How Wellington became the home of craft beer – talking brews and Beervana with Tuatara’s Third Eye manager Scott Boswell
Boswell is something of an old hand in the Wellington craft beer scene. He started working at the Malthouse in 2001, and also managed at The Hop Garden before joining the Tuatara team, where he is now the manager of the Third Eye, its craft beer bar complete with an in-house microbrewery.
Its bar, located on Arthur St in Te Aro, acts as a tasting room, as well as a testing ground for some of the more experimental flavours Boswell and the Tuatara team tinker with.
About one to two new flavours are created on-site each month, and if they do well, they have the chance to be rolled out to Tuatara’s bigger brewery in Kapiti.
Previous concoctions include a crab pale ale made with real crabs (an even “crabbier” version will be available at Beervana) and a brown ale with goose stock folded into it, though neither beverage made it into being a permanent product.
Tuatara founder Carl Vasta and Scott Boswell
Over the past 16 years, Boswell has seen the craft beer scene in the capital take shape, diversifying from a couple of big players into a mecca for breweries, big and small.
He says Wellington “accidentally” became the home of craft beer in the same way Wellingtonians rallied behind the local coffee culture when it was a new phenomenon.
“It’s a goldilocks kind of zone – a city that’s small enough by being geographically smushed in together all living, working and playing in the same area, so it doesn’t take much for a spark to take hold,” Boswell says.
“Wellington as a city is really good for supporting those groundswell, local movements, whether it’s 42 Below vodka being distilled in a guy’s garage or Pic’s Peanut Butter dedicating three years to working out exactly what the best peanut is to import to make good peanut butter – I don’t know how much support those kinds of industries would find in bigger cities.”
According to the 2017 ANZ Craft Beer Report, there are now 194 ‘craft’ breweries in the New Zealand market. A good chunk of these are in the Wellington region – 34, to be exact.
This is a leap in the number of breweries when compared to 2001, where New Zealand had 62 small and seven large breweries in operation.
Boswell says back when he began in the industry around 16 years ago, the diversity of beer styles was also limited, with only five or so recognised.
“What craft looks to do is to fill in all the grey scale in between,” Boswell says. “Craft is all about reinterpreting, re-contextualising a beer.
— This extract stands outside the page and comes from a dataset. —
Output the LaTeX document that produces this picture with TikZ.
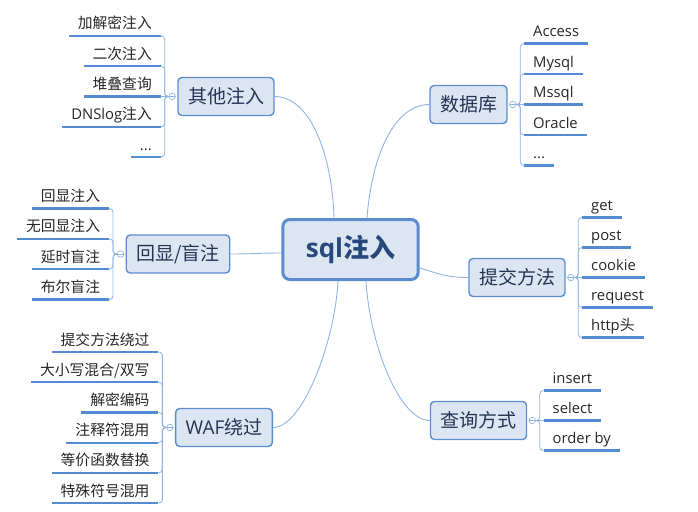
\documentclass[tikz,border=0pt]{standalone}
\usepackage{fontspec}
\setmainfont{Noto Sans CJK SC}
\newfontfamily\enfont{Open Sans}
\usepackage{tikz}
\usetikzlibrary{positioning}
\usetikzlibrary{calc}
\definecolor{boxfill}{RGB}{220,230,242}
\definecolor{boxline}{RGB}{92,140,208}
\definecolor{hubtext}{RGB}{40,72,125}
\definecolor{boxtext}{RGB}{36,52,84}
\definecolor{linkline}{RGB}{143,180,226}
\definecolor{leafline}{RGB}{84,140,212}
\newcommand{\en}[1]{{\enfont #1}}
\newcommand{\etcdots}{{\enfont ...}}

\begin{document}
\begin{tikzpicture}[x=1pt,y=-1pt,
  hub node/.style={rectangle,rounded corners=7pt,draw=boxline,line width=3pt,fill=boxfill,text=hubtext,font=\fontsize{26}{30}\selectfont\bfseries,inner xsep=23pt,minimum height=60pt},
  branch node/.style={rectangle,rounded corners=4pt,draw=boxline,line width=1.4pt,fill=boxfill,text=boxtext,font=\fontsize{19}{22}\selectfont,inner xsep=10pt,minimum height=38pt},
  leaf node/.style={font=\fontsize{14.8}{17}\selectfont,text=black!85,inner xsep=9pt,inner ysep=4pt,text depth=3pt,outer sep=0pt},
  leaf line/.style={draw=leafline,line width=2.2pt},
  link/.style={draw=linkline,line width=0.9pt},
  bracket/.style={draw=linkline,line width=0.8pt,rounded corners=3.5pt},
  knob/.style={circle,draw=linkline,fill=white,line width=0.7pt,inner sep=0pt,minimum size=6.5pt,
    path picture={\draw[linkline,line width=0.6pt] (path picture bounding box.west) -- (path picture bounding box.east);}}]
\useasboundingbox (0,0) rectangle (698,511);

% centre and branches
\node[hub node] (hub) at (350.5,249.5) {\en{sql}注入};
\node[branch node] (other) at (226,96.5) {其他注入};
\node[branch node] (db) at (468.5,104.5) {数据库};
\node[branch node] (echo) at (178,254) {回显/盲注};
\node[branch node] (submit) at (517,277.5) {提交方法};
\node[branch node] (query) at (478.5,420.5) {查询方式};
\node[branch node] (waf) at (224,427.5) {\en{WAF}绕过};

% collapse knobs
\node[knob,left=1.5pt of other] (ok) {};
\node[knob,right=1.5pt of db] (dk) {};
\node[knob,left=1.5pt of echo] (ek) {};
\node[knob,right=1.5pt of submit] (sk) {};
\node[knob,right=1.5pt of query] (qk) {};
\node[knob,left=1.5pt of waf] (wk) {};

% links to the centre
\draw[link] (other.east) .. controls +(35,0) and +(-2,-65) .. ([xshift=-16.5pt]hub.north);
\draw[link] (db.west) .. controls +(-34,0) and +(5,-65) .. ([xshift=16.5pt]hub.north);
\draw[link] (echo.east) .. controls +(22,0) and +(-22,0) .. ([yshift=-3.5pt]hub.west);
\draw[link] (submit.west) .. controls +(-25,0) and +(15,4) .. ([yshift=-18.5pt]hub.east);
\draw[link] (query.west) .. controls +(-30,0) and +(4,65) .. ([xshift=15.5pt]hub.south);
\draw[link] (waf.east) .. controls +(30,0) and +(-3,60) .. ([xshift=-12.5pt]hub.south);

% leaves
\foreach \t [count=\i] in {加解密注入,二次注入,堆叠查询,\en{DNSlog}注入,\etcdots} {
  \node[leaf node,anchor=south east] (o\i) at ($(ok.west)+(-7.8,{(\i-3)*30.25})$) {\t};
  \draw[leaf line] (o\i.south west) -- (o\i.south east);
  \ifnum\i=3 \draw[bracket] (ok.west) -- (o\i.south east);
  \else \draw[bracket] (ok.west) -- ++(-3.9,0) |- (o\i.south east); \fi
}
\foreach \t [count=\i] in {\en{Access},\en{Mysql},\en{Mssql},\en{Oracle},\etcdots} {
  \node[leaf node,anchor=south west] (d\i) at ($(dk.east)+(7.8,{(\i-3)*30.5})$) {\t};
  \draw[leaf line] (d\i.south west) -- (d\i.south east);
  \ifnum\i=3 \draw[bracket] (dk.east) -- (d\i.south west);
  \else \draw[bracket] (dk.east) -- ++(3.9,0) |- (d\i.south west); \fi
}
\foreach \t [count=\i] in {回显注入,无回显注入,延时盲注,布尔盲注} {
  \node[leaf node,anchor=south east] (e\i) at ($(ek.west)+(-7.8,{(\i-2.5)*30.3})$) {\t};
  \draw[leaf line] (e\i.south west) -- (e\i.south east);
  \draw[bracket] (ek.west) -- ++(-3.9,0) |- (e\i.south east);
}
\foreach \t [count=\i] in {\en{get},\en{post},\en{cookie},\en{request},\en{http}头} {
  \node[leaf node,anchor=south west] (s\i) at ($(sk.east)+(7.8,{(\i-3)*30})$) {\t};
  \draw[leaf line] (s\i.south west) -- (s\i.south east);
  \ifnum\i=3 \draw[bracket] (sk.east) -- (s\i.south west);
  \else \draw[bracket] (sk.east) -- ++(3.9,0) |- (s\i.south west); \fi
}
\foreach \t [count=\i] in {\en{insert},\en{select},\en{order by}} {
  \node[leaf node,anchor=south west] (q\i) at ($(qk.east)+(7.8,{(\i-2)*30})$) {\t};
  \draw[leaf line] (q\i.south west) -- (q\i.south east);
  \ifnum\i=2 \draw[bracket] (qk.east) -- (q\i.south west);
  \else \draw[bracket] (qk.east) -- ++(3.9,0) |- (q\i.south west); \fi
}
\foreach \t [count=\i] in {提交方法绕过,大小写混合/双写,解密编码,注释符混用,等价函数替换,特殊符号混用} {
  \node[leaf node,anchor=south east] (w\i) at ($(wk.west)+(-7.8,{(\i-3.5)*30.2})$) {\t};
  \draw[leaf line] (w\i.south west) -- (w\i.south east);
  \draw[bracket] (wk.west) -- ++(-3.9,0) |- (w\i.south east);
}
\end{tikzpicture}
\end{document}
You want to put your own stamp on it and that’s one of things Tuatara has done over the years – moved away from faithfully recreated beers and doing it with more of a New Zealand edge on it, using locally grown hops and locally grown malts.”
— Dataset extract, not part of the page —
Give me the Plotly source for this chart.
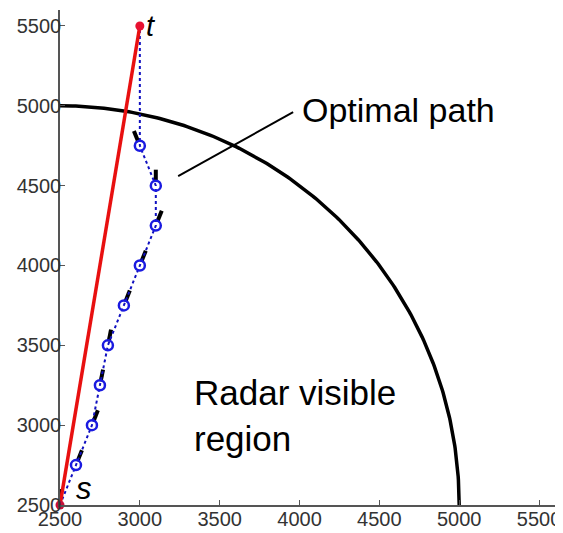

He says a craft brewer is like a chef in many respects.
“I wouldn’t expect a chef to go ‘all the food in the history of mankind has already been created’. There’s always that drive to experiment and the artistry coming through, we’re still creating stuff as opposed to automatism that spits some beer out at the other end.”
There are now 152 variations of beer listed in the Brewers Association Beer Style Guidelines.
Another aspect that’s changed is that in the early days is the need to explain what each flavour of craft beer was. Boswell said it was perfectly acceptable to call your beer a pilsner or an IPA in the branding, because the concept was very new to people.
Now, a lot of people – although he reckons Wellingtonians in particular lead the charge on this one – have a higher level of education around craft beer, while the market has become more saturated, leading to brands like Tuatara undergoing brand refreshes to relabel their core range.
Exactly what craft beer means is still a matter up for debate, Boswell says.
“No one can really agree on what craft means and that’s not without its problems as well. In the US and Australia, the craft beer industry has ditched the idea of craft and moved towards the idea of independents being the most important aspect of what they’re talking about,” he says.
“Craft means something to you, to me, to Joe Bloggs on the street. Independent ownership is defining characteristic of what craft beer is all about, so it’ll be interesting to see whether New Zealand adopts that. In our context under DB [DB bought Tuatara for an undisclosed sum in January 2017] I’d define that down even further and say you can still have independence of spirit, even if you don’t physically own the copper and the bricks and mortar, ownership is not actually that relevant, as long as you’re still in charge of your own destiny and still brewing the beers the way you want to brew them.”
At Beervana this year, Tuatara will be showcasing new beers in six different flavour profiles, such as sweet, sour, bitter and bready. Other new brews include a sweet chocolate milk stout and a feijoa mandarin flavoured beer.
The interesting (and apparently very palatable) crab pale ale will also make another appearance.
“They’re all beers designed to be drunk, though maybe some are more readily drinkable than others,” Boswell says.